First the good news: Advertising works.
It really, really does. And yes, I know that's an affront to all thinking people everywhere. Not to mention a rude awakening for those rugged individualists who believe they are immune to the blandishments of a temporal world. You are more affected than you know.
Which is why you buy shirts with little polo players on them and eat potato chips that stack neatly on top of one another. It's why Coke and Pepsi charge you much more than generic cola. (And you pay it.) It's why nobody ever got fired for buying IBM. It's why your BMW dealer knows he's no longer competing with Buick for your business once you walk into his showroom.
Oh yes, advertising works. But there is a catch. It only works if people see it.
I mention this (to me) obvious fact because it seems pretty clear from some of the advertising out there that a lot of people think all you have to do is buy space in newspapers and magazines. As for what you put in that space, gee, almost any old thing will do. How about a picture of a handshake? A happy group of yuppies working together around a computer? Or a thoughtful executive with a furrowed brow? That's always fresh.
Nope. Sorry. All of these tired, overused clichés make horrible ads. And they're not even the worst offenders. The worst ones are the quietly beautiful, content-free, design ads that are subtle, multi-tonal... and invisible. Advertising is about impact. The best ads command the reader's attention and won't take no for an answer. Everything else is wallpaper.
So, how do you create impact? Start with an arresting visual. Because the first thing you need to do is stop the reader's eye. Unusual or paradoxical visuals work well. Why does that pig have wings? Why does that man have a banana in his ear? See, you'd look at those ads. Back when the world was young, David Ogilvy put an eye patch on the guy in his Hathaway Shirt ads. He became the Man in the Hathaway Shirt, mysterious, dashing, unique. Sold a ton of shirts.
Just to confuse matters a bit, an arresting visual can also be a stark, punchy headline. BULL! You'd read that ad. It's a verbal concept. But it's a visual ad.
So, that's it? An arresting visual. Are we done here?
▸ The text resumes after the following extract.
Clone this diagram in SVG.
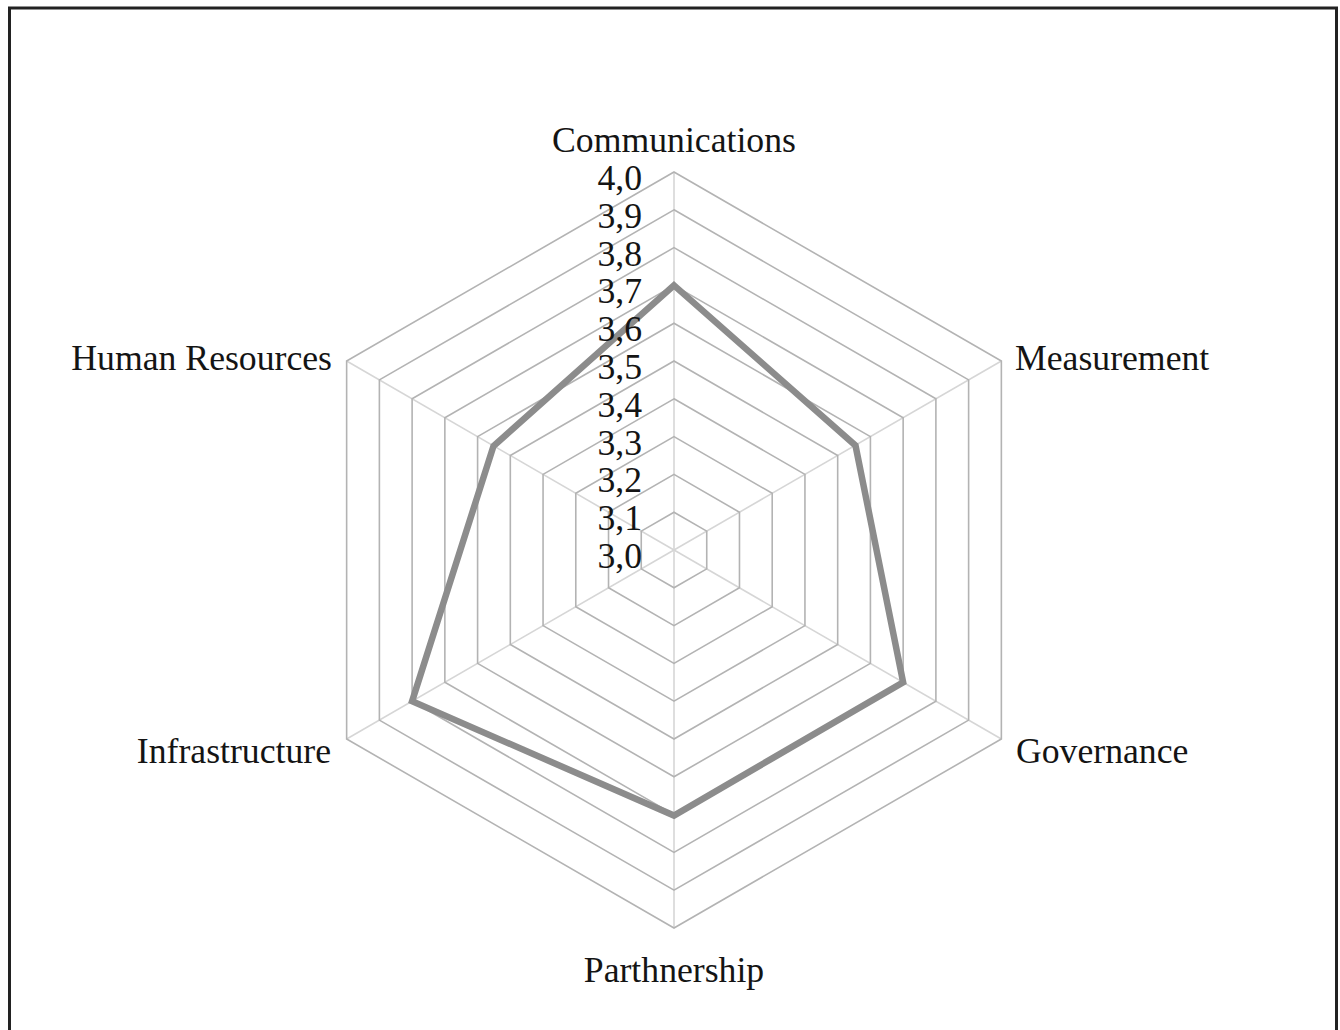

Nope. Now, you've got to provide value. You have to create need. You have to persuade. That's where the rubber meets the road.
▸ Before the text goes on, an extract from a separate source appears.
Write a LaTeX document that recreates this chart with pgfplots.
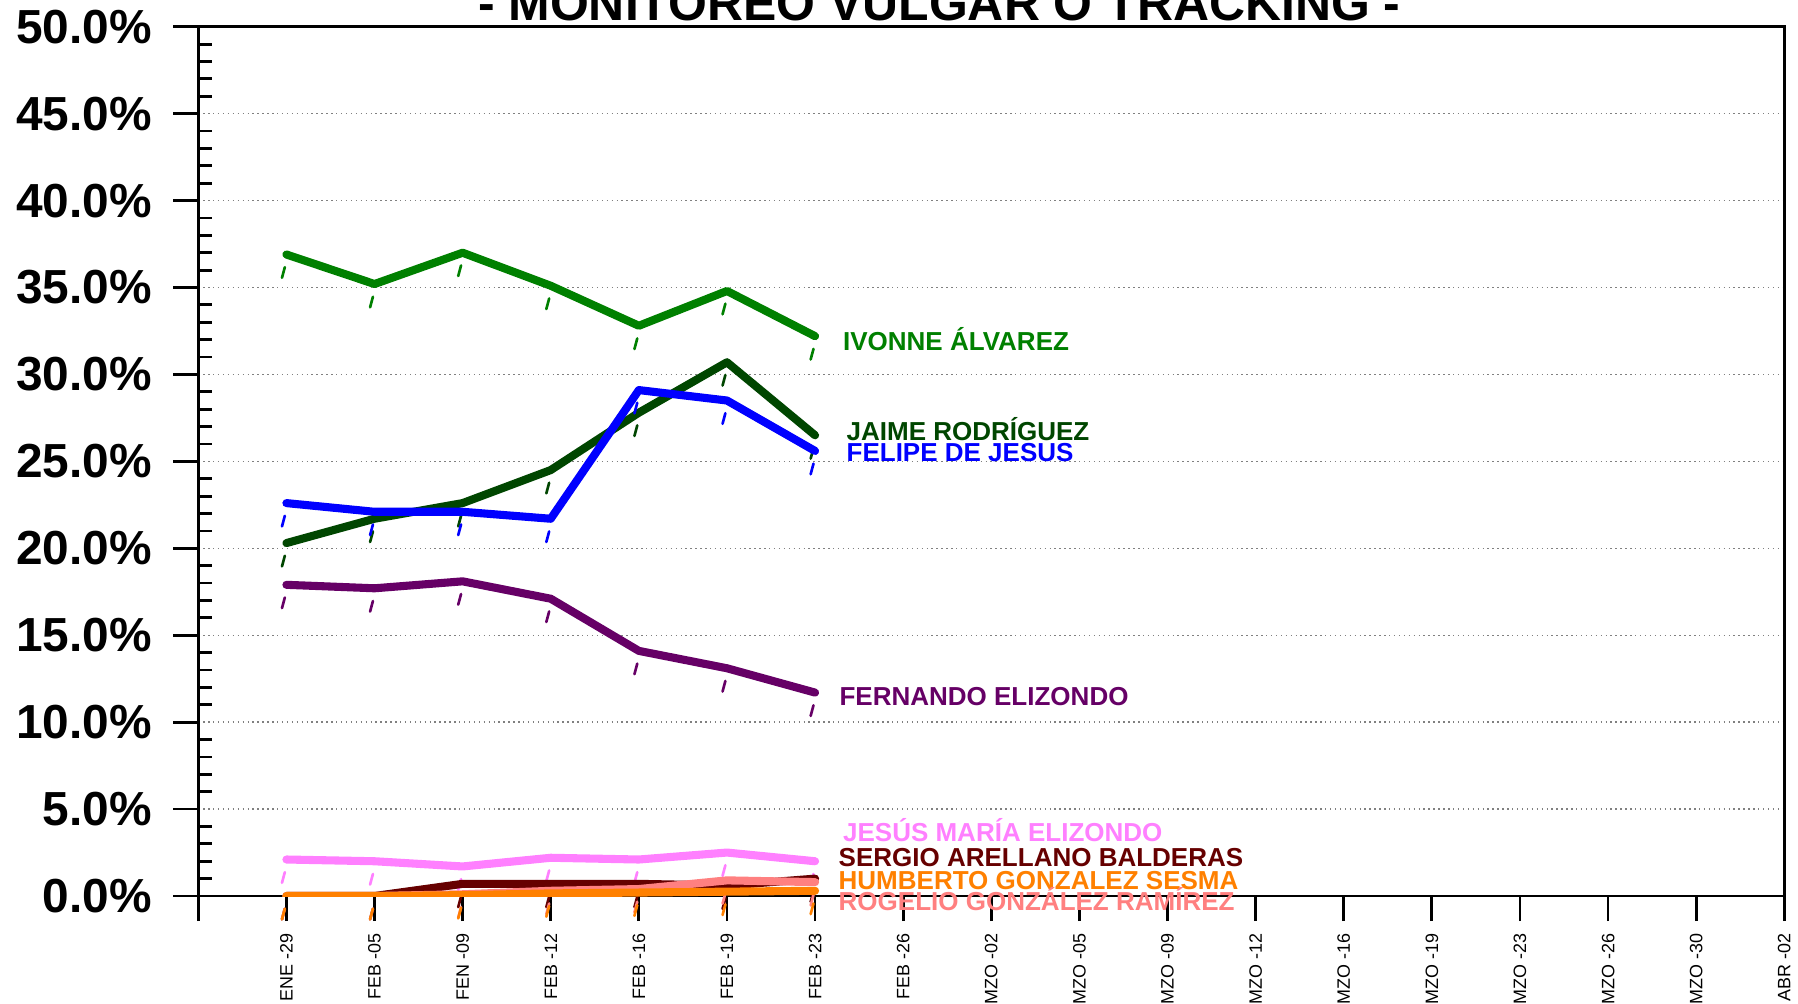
\documentclass[border=0pt]{standalone}
\usepackage{fontspec}
\setmainfont{Liberation Sans}
\usepackage{pgfplots}
\pgfplotsset{compat=1.18}

\definecolor{cIvonne}{RGB}{0,128,0}
\definecolor{cJaime}{RGB}{0,70,0}
\definecolor{cFelipe}{RGB}{0,0,255}
\definecolor{cFernando}{RGB}{102,0,102}
\definecolor{cJesus}{RGB}{255,128,255}
\definecolor{cSergio}{RGB}{102,0,0}
\definecolor{cHumberto}{RGB}{255,128,0}
\definecolor{cRogelio}{RGB}{255,128,128}

\pgfplotsset{
  serie/.style={line width=2.3pt, line join=round, line cap=round,
    mark=|, mark size=0.055cm,
    mark options={solid, line width=0.75pt, xshift=-0.03cm, yshift=-0.18cm, rotate=-15}},
}
\tikzset{lbl/.style={anchor=base west, inner sep=0pt, font=\fontsize{7.4}{8}\selectfont\bfseries}}

\begin{document}
\begin{tikzpicture}
\begin{axis}[
  at={(0,0)}, anchor=south west,
  scale only axis, width=15.86cm, height=8.693cm,
  xmin=-1, xmax=17, ymin=0, ymax=50,
  clip mode=individual,
  xtick={-1,...,17},
  xticklabels={{},ENE -29,FEB -05,FEN -09,FEB -12,FEB -16,FEB -19,FEB -23,FEB -26,MZO -02,MZO -05,MZO -09,MZO -12,MZO -16,MZO -19,MZO -23,MZO -26,MZO -30,ABR -02},
  ytick={0,5,...,50},
  yticklabels={0.0\%,5.0\%,10.0\%,15.0\%,20.0\%,25.0\%,30.0\%,35.0\%,40.0\%,45.0\%,50.0\%},
  extra y ticks={1,2,3,4,6,7,8,9,11,12,13,14,16,17,18,19,21,22,23,24,26,27,28,29,31,32,33,34,36,37,38,39,41,42,43,44,46,47,48,49},
  extra y tick labels={},
  extra y tick style={tick align=inside, major tick length=0.14cm, grid=none},
  tick align=outside, major tick length=0.25cm,
  xtick pos=bottom, ytick pos=left,
  tick style={black, line width=0.8pt},
  axis line style={line width=0.8pt},
  ymajorgrids,
  major grid style={gray, densely dotted, line width=0.4pt},
  yticklabel style={font=\fontsize{13.6}{14}\selectfont\bfseries, xshift=-0.09cm},
  xticklabel style={font=\fontsize{5.1}{6}\selectfont, rotate=90, anchor=east},
]
\addplot[serie, color=cIvonne] coordinates {(0,36.9) (1,35.2) (2,37.0) (3,35.1) (4,32.8) (5,34.8) (6,32.2)};
\addplot[serie, color=cJaime] coordinates {(0,20.3) (1,21.7) (2,22.6) (3,24.5) (4,27.8) (5,30.7) (6,26.5)};
\addplot[serie, color=cFelipe] coordinates {(0,22.6) (1,22.1) (2,22.1) (3,21.7) (4,29.1) (5,28.5) (6,25.6)};
\addplot[serie, color=cFernando] coordinates {(0,17.9) (1,17.7) (2,18.1) (3,17.1) (4,14.1) (5,13.1) (6,11.7)};
\addplot[serie, color=cJesus] coordinates {(0,2.1) (1,2.0) (2,1.7) (3,2.2) (4,2.1) (5,2.5) (6,2.0)};
\addplot[serie, color=cSergio] coordinates {(0,0) (1,0) (2,0.7) (3,0.7) (4,0.7) (5,0.6) (6,1.0)};
\addplot[serie, color=cRogelio] coordinates {(0,0) (1,0) (2,0.1) (3,0.3) (4,0.4) (5,0.9) (6,0.8)};
\addplot[serie, color=cHumberto] coordinates {(0,0) (1,0) (2,0.05) (3,0.15) (4,0.2) (5,0.25) (6,0.3)};

\node[lbl, cIvonne] at (axis cs:6.31,31.36) {IVONNE ÁLVAREZ};
\node[lbl, cJaime] at (axis cs:6.35,26.22) {JAIME RODRÍGUEZ};
\node[lbl, cFelipe] at (axis cs:6.35,24.97) {FELIPE DE JESUS};
\node[lbl, cFernando] at (axis cs:6.27,10.98) {FERNANDO ELIZONDO};
\node[lbl, cJesus] at (axis cs:6.31,3.11) {JESÚS MARÍA ELIZONDO};
\node[lbl, cSergio] at (axis cs:6.26,1.68) {SERGIO ARELLANO BALDERAS};
\node[lbl, cHumberto] at (axis cs:6.26,0.35) {HUMBERTO GONZALEZ SESMA};
\node[lbl, cRogelio] at (axis cs:6.26,-0.81) {ROGELIO GONZÁLEZ RAMÍREZ};
\end{axis}
\node[anchor=base, font=\fontsize{14.2}{16}\selectfont\bfseries] at (7.41cm,8.76cm) {- MONITOREO VULGAR O TRACKING -};
\pgfresetboundingbox
\path[use as bounding box] (-1.983cm,-1.07cm) rectangle (15.997cm,8.96cm);
\end{tikzpicture}
\end{document}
Why does that woman have signal bars dancing over her head? So AT&T can tell you how they improved their wireless network. Why does that headline look like a ransom note? So the Spy Museum can entice you with its new exhibit. Why are those two pedestrians carrying an inverted bathtub over their heads? So Anthem can get you to read about their health coverage. (Get it?)
I had to browse through three different newspapers to glean these three examples, which should give you some idea of the state of things out there. How did our standards drop so low?
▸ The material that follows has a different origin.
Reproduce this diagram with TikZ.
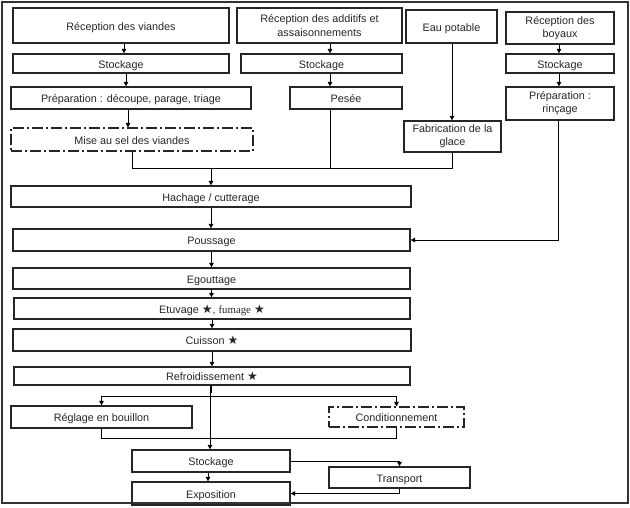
\documentclass[tikz,border=0pt]{standalone}
\usepackage{fontspec}
\setmainfont{Liberation Sans}
\newfontfamily\tmsfont{Liberation Serif}
\newfontfamily\starfont{DejaVu Sans}
\usetikzlibrary{arrows.meta}
\newcommand{\bstar}{{\starfont\fontsize{12}{12}\selectfont\char"2605}}
\begin{document}
\begin{tikzpicture}[x=1pt,y=-1pt,
  box/.style={draw=black!85,line width=1.3pt,inner sep=0pt,align=center,
    text=black!85,font=\fontsize{10.8}{13.2}\selectfont},
  one/.style={text height=9.2pt,text depth=0pt},
  dbox/.style={box,line width=1.1pt,dash pattern=on 11pt off 3pt on 2pt off 3pt},
  conn/.style={draw=black,line width=1pt},
  arr/.style={conn,-{Triangle[length=4.5pt,width=4.5pt]}}]
\useasboundingbox (0,0) rectangle (630,507);
\draw[line width=1.2pt,black!80] (2,2) rectangle (628,503);
% top column A
\node[box,one,minimum width=216,minimum height=35] (A1) at (121,25.5) {Réception des viandes};
\node[box,one,minimum width=216,minimum height=19] (A2) at (121,63.5) {Stockage};
\node[box,one,minimum width=240,minimum height=22] (A3) at (131,98) {Préparation : découpe, parage, triage};
\node[dbox,one,minimum width=242,minimum height=23] (A4) at (132,139.5) {Mise au sel des viandes};
% column B
\node[box,minimum width=165,minimum height=35] (B1) at (319.5,25.5) {Réception des additifs et\\assaisonnements};
\node[box,one,minimum width=161,minimum height=19] (B2) at (321.5,63.5) {Stockage};
\node[box,one,minimum width=112,minimum height=22] (B3) at (346,98) {Pesée};
% column C
\node[box,one,minimum width=91,minimum height=33] (C1) at (451.5,26.5) {Eau potable};
\node[box,minimum width=97,minimum height=31] (C2) at (452.5,136.5) {Fabrication de la\\glace};
% column D
\node[box,minimum width=108,minimum height=32] (D1) at (560,28) {Réception des\\boyaux};
\node[box,one,minimum width=108,minimum height=19] (D2) at (560,63.5) {Stockage};
\node[box,minimum width=108,minimum height=33] (D3) at (560,103.5) {Préparation :\\rinçage};
% main chain
\node[box,one,minimum width=400,minimum height=21] (E1) at (211,196.5) {Hachage / cutterage};
\node[box,one,minimum width=397,minimum height=22] (E2) at (211.5,240) {Poussage};
\node[box,one,minimum width=397,minimum height=21] (E3) at (211.5,278.5) {Egouttage};
\node[box,one,minimum width=396,minimum height=21] (E4) at (212,308.5) {Etuvage \bstar, {\tmsfont fumage} \bstar};
\node[box,one,minimum width=398,minimum height=22] (E5) at (212,340) {Cuisson \bstar};
\node[box,one,minimum width=396,minimum height=18] (E6) at (212,376) {Refroidissement \bstar};
\node[box,one,minimum width=181,minimum height=22] (F1) at (101.5,417) {Réglage en bouillon};
\node[dbox,one,minimum width=135,minimum height=20] (F2) at (396.5,417) {Conditionnement};
\node[box,one,minimum width=158,minimum height=22] (G1) at (211,461) {Stockage};
\node[box,one,minimum width=158,minimum height=23] (G2) at (211,493.5) {Exposition};
\node[box,one,minimum width=141,minimum height=21] (G3) at (399.5,477.5) {Transport};
% connectors column A
\draw[arr] ([xshift=3pt]A1.south) -- ([xshift=3pt]A1.south |- A2.north);
\draw[arr] ([xshift=5pt]A2.south) -- ([xshift=5pt]A2.south |- A3.north);
\draw[arr] ([xshift=-3pt]A3.south) -- ([xshift=-3pt]A3.south |- A4.north);
% column B
\draw[arr] ([xshift=10.5pt]B1.south) -- ([xshift=10.5pt]B1.south |- B2.north);
\draw[arr] ([xshift=8.5pt]B2.south) -- ([xshift=8.5pt]B2.south |- B3.north);
% column C
\draw[arr] ([xshift=0.5pt]C1.south) -- ([xshift=0.5pt]C1.south |- C2.north);
% column D
\draw[arr] ([xshift=-1pt]D1.south) -- ([xshift=-1pt]D1.south |- D2.north);
\draw[arr] ([xshift=-1pt]D2.south) -- ([xshift=-1pt]D2.south |- D3.north);
% junction
\coordinate (j) at (211,168);
\draw[conn] (A4.south) |- (j);
\draw[conn] ([xshift=-16pt]B3.south) |- (j);
\draw[conn] (C2.south) |- (j);
\draw[arr] (j) -- (E1.north);
\draw[arr] ([xshift=-1.5pt]D3.south) |- (E2.east);
% main chain
\draw[arr] (E1.south) -- (E1.south |- E2.north);
\draw[arr] (E2.south) -- (E2.south |- E3.north);
\draw[arr] (E3.south) -- (E3.south |- E4.north);
\draw[arr] (E4.south) -- (E4.south |- E5.north);
\draw[arr] (E5.south) -- (E5.south |- E6.north);
% branches
\coordinate (k) at (210,396);
\draw[conn,line width=2.5pt] (211,385) -- (211,393);
\draw[arr] ([xshift=-2pt]E6.south) -- ([xshift=-2pt]E6.south |- G1.north);
\draw[arr] (k) -| (F1.north);
\draw[arr] (k) -| (F2.north);
\draw[conn] (F1.south) -- ++(0,10) -| (F2.south);
\draw[arr] ([xshift=-3pt]G1.south) -- ([xshift=-3pt]G1.south |- G2.north);
\draw[arr] (G1.east) -| (G3.north);
\draw[arr] (G3.south) |- (G2.east);
\end{tikzpicture}
\end{document}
When I think of advertising impact, I immediately think of a public-service ad that ran more than 30 years ago. It was about inner-city living conditions. It had a life-size (which is to say, enormous) photo of a city rat surrounded by a dotted line. The headline said: "Cut this out and put it next to your child's crib." Try ignoring that.
Seeing is believing. It's true in life. It's true in advertising.